We must defend relentlessly, and without exception, the freedom of people to argue whatever they wish. To ridicule whatever they wish. And however they wish. I’ve seen the cartoons, and some are truly terrible. Uselessly mean. If they were directed at my people (and similar ones have been), I’d be sad. I’d be hurt. And I’d stay away from them and never buy the magazine. But no one has a “right” to not be mocked, so I wouldn’t imagine myself to be in a position to say what the magazine can and can’t publish. I’m irreverent, too, and just because the subject of my irreverence is different (“Hah! Look at the beautiful ridiculous woman crying!”) doesn’t put me in a position to say where you should mark the boundary of yours. And irreverence is essential. Those who should be made small (the Kirby Delauters of the world) are brought to size.
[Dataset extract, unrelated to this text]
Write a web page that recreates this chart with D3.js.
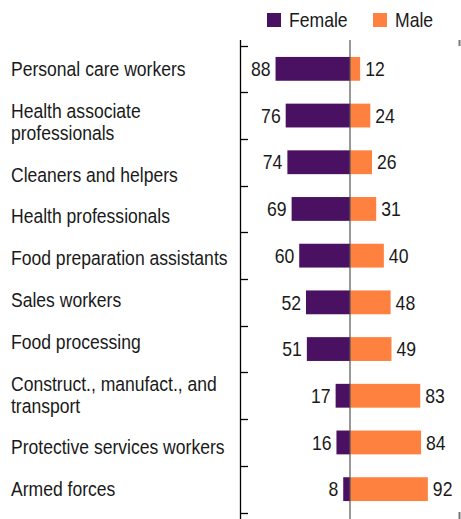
<!DOCTYPE html>
<html><head><meta charset="utf-8">
<script src="https://cdn.jsdelivr.net/npm/d3@7"></script>
<style>body{margin:0;background:#fff}svg{display:block}text{font-family:"Liberation Sans",Arial,sans-serif;fill:#1a1a1a}</style>
</head><body>
<script>
const categories = [
  ["Personal care workers"],
  ["Health associate","professionals"],
  ["Cleaners and helpers"],
  ["Health professionals"],
  ["Food preparation assistants"],
  ["Sales workers"],
  ["Food processing"],
  ["Construct., manufact., and","transport"],
  ["Protective services workers"],
  ["Armed forces"]
];
const female = [88,76,74,69,60,52,51,17,16,8];
const male = [12,24,26,31,40,48,49,83,84,92];
const seriesNames = ["Female","Male"];
const colors = ["#4a1163","#ff8140"];

const W=461,H=519;
const SX=0.88;
const svg=d3.select("body").append("svg").attr("width",W).attr("height",H);
const x=d3.scaleLinear().domain([-130,130]).range([240,460]);
const y=d3.scaleBand().domain(d3.range(categories.length)).range([45.5,512.5]).paddingInner(0.49).paddingOuter(0.245);
const yb=d3.scaleBand().domain(d3.range(categories.length)).range([45.5,512.5]);

function ctext(parent,xx,yy,str,size,anchor){
  return parent.append("text").attr("transform",`translate(${xx},${yy}) scale(${SX},1)`)
    .attr("dy","0.36em").attr("font-size",size).attr("text-anchor",anchor||"start").text(str);
}

// left axis
svg.append("line").attr("x1",240.5).attr("x2",240.5).attr("y1",40).attr("y2",H).attr("stroke","#000").attr("stroke-width",1.3);
d3.range(categories.length+1).forEach(i=>{
  const yy = i<categories.length? yb(i): yb(categories.length-1)+yb.bandwidth();
  svg.append("line").attr("x1",240).attr("x2",248).attr("y1",Math.round(yy)+0.5).attr("y2",Math.round(yy)+0.5).attr("stroke","#000").attr("stroke-width",1.3);
});
// right stub
svg.append("line").attr("x1",459.5).attr("x2",459.5).attr("y1",40).attr("y2",46).attr("stroke","#777").attr("stroke-width",2);
svg.append("line").attr("x1",459.5).attr("x2",459.5).attr("y1",512).attr("y2",H).attr("stroke","#777").attr("stroke-width",2);

const g=svg.append("g");
g.selectAll("rect.f").data(female).join("rect").attr("class","f")
  .attr("x",d=>x(-d)).attr("width",d=>x(0)-x(-d)).attr("y",(d,i)=>y(i)).attr("height",y.bandwidth()).attr("fill",colors[0]);
g.selectAll("rect.m").data(male).join("rect").attr("class","m")
  .attr("x",x(0)).attr("width",d=>x(d)-x(0)).attr("y",(d,i)=>y(i)).attr("height",y.bandwidth()).attr("fill",colors[1]);

// center line
svg.append("line").attr("x1",x(0)).attr("x2",x(0)).attr("y1",40).attr("y2",H).attr("stroke","#555").attr("stroke-width",1.2);

female.forEach((d,i)=>ctext(g,x(-d)-5,y(i)+y.bandwidth()/2,d,20,"end"));
male.forEach((d,i)=>ctext(g,x(d)+5,y(i)+y.bandwidth()/2,d,20,"start"));

// category labels (flow layout)
let cy=69;
categories.forEach((lines,i)=>{
  if(i>0){ cy += 41.8/2 + (categories[i-1].length-1)*11 + 41.8/2 + (lines.length-1)*11; }
  lines.forEach((l,j)=>{
    ctext(svg,11,cy+(j-(lines.length-1)/2)*22,l,19.5,"start").attr("transform",`translate(11,${cy+(j-(lines.length-1)/2)*22}) scale(0.9,1)`);
  });
});

// legend
const leg=[{x:267,tx:289},{x:373,tx:395}];
seriesNames.forEach((n,i)=>{
  svg.append("rect").attr("x",leg[i].x).attr("y",13).attr("width",14).attr("height",14).attr("fill",colors[i]);
  ctext(svg,leg[i].tx,20,n,20,"start");
});
</script>
</body></html>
Those who can’t be made small (God, Mohammed, Jesus, Moses, Abraham, Buddha, Confucius…) aren’t harmed in the slightest.
Were you hurt or upset that somebody made fun of your dad? I’m sorry. The person who did it isn’t your little friend. Find somebody else to play with. And then go talk to Dad. Tell him about it. Cry to him about it. He’ll take you in his arms and comfort you, but don’t you worry about Dad one little bit. He’s fine.